— Begin Data provided —

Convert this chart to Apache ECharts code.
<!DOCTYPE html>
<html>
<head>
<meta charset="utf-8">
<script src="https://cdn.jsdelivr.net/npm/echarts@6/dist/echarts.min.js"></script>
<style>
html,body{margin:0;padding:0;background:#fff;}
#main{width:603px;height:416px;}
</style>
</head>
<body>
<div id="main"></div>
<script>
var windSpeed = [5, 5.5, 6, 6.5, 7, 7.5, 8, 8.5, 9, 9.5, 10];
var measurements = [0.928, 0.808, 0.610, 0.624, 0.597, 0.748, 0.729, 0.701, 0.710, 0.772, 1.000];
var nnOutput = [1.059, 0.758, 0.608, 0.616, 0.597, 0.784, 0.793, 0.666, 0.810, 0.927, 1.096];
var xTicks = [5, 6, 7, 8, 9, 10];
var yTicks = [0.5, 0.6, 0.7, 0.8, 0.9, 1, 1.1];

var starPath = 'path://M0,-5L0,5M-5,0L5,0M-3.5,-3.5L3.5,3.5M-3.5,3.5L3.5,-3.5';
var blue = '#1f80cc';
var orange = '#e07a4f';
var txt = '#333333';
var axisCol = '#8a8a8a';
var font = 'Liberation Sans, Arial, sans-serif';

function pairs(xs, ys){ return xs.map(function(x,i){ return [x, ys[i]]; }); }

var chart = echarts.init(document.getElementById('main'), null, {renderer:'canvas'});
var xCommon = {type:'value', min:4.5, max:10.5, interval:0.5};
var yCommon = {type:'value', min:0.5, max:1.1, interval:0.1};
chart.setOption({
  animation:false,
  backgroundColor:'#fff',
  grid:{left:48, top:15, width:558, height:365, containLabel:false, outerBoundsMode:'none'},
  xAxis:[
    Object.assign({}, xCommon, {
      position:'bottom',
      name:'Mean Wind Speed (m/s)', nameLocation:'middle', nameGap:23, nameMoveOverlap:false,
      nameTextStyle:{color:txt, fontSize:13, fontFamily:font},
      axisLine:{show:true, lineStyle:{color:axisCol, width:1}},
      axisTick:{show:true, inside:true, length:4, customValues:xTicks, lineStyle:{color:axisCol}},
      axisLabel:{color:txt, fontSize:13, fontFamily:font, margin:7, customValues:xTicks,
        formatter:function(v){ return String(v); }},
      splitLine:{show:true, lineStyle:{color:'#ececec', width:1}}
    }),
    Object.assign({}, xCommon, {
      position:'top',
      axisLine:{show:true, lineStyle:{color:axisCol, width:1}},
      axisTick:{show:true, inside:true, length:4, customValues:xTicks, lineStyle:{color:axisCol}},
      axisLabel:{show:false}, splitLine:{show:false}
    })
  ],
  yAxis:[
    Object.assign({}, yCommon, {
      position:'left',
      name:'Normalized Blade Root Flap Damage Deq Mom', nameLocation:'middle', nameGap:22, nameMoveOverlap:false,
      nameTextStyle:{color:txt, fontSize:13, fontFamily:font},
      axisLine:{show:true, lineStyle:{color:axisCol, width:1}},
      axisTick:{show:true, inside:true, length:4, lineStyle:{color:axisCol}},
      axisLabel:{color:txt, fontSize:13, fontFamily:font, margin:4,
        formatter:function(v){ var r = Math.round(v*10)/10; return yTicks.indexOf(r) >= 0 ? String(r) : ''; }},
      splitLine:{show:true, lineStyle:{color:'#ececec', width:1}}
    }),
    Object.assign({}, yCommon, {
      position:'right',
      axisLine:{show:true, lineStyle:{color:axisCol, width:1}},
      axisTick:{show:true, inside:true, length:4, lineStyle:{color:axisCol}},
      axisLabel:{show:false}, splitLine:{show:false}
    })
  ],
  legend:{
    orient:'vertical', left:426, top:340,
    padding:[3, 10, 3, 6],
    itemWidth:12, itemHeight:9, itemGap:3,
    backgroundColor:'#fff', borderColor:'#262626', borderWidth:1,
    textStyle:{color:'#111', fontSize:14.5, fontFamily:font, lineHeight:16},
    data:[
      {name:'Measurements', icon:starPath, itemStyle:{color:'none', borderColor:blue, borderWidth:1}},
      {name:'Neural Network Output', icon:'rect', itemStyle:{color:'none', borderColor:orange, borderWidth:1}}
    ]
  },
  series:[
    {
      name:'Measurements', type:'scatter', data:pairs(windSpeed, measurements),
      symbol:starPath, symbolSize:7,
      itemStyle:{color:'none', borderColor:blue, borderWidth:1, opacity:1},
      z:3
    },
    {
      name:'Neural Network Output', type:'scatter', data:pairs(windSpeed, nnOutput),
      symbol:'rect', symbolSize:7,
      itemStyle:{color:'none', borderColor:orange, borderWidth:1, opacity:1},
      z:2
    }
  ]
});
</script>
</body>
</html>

— End Data provided —

- Short task
Take the lines above from the first through the one containing "return [x, ys[i]];" and reproduce them exactly; include nothing else.

- The output
Convert this chart to Apache ECharts code.
<!DOCTYPE html>
<html>
<head>
<meta charset="utf-8">
<script src="https://cdn.jsdelivr.net/npm/echarts@6/dist/echarts.min.js"></script>
<style>
html,body{margin:0;padding:0;background:#fff;}
#main{width:603px;height:416px;}
</style>
</head>
<body>
<div id="main"></div>
<script>
var windSpeed = [5, 5.5, 6, 6.5, 7, 7.5, 8, 8.5, 9, 9.5, 10];
var measurements = [0.928, 0.808, 0.610, 0.624, 0.597, 0.748, 0.729, 0.701, 0.710, 0.772, 1.000];
var nnOutput = [1.059, 0.758, 0.608, 0.616, 0.597, 0.784, 0.793, 0.666, 0.810, 0.927, 1.096];
var xTicks = [5, 6, 7, 8, 9, 10];
var yTicks = [0.5, 0.6, 0.7, 0.8, 0.9, 1, 1.1];

var starPath = 'path://M0,-5L0,5M-5,0L5,0M-3.5,-3.5L3.5,3.5M-3.5,3.5L3.5,-3.5';
var blue = '#1f80cc';
var orange = '#e07a4f';
var txt = '#333333';
var axisCol = '#8a8a8a';
var font = 'Liberation Sans, Arial, sans-serif';

function pairs(xs, ys){ return xs.map(function(x,i){ return [x, ys[i]]; }); }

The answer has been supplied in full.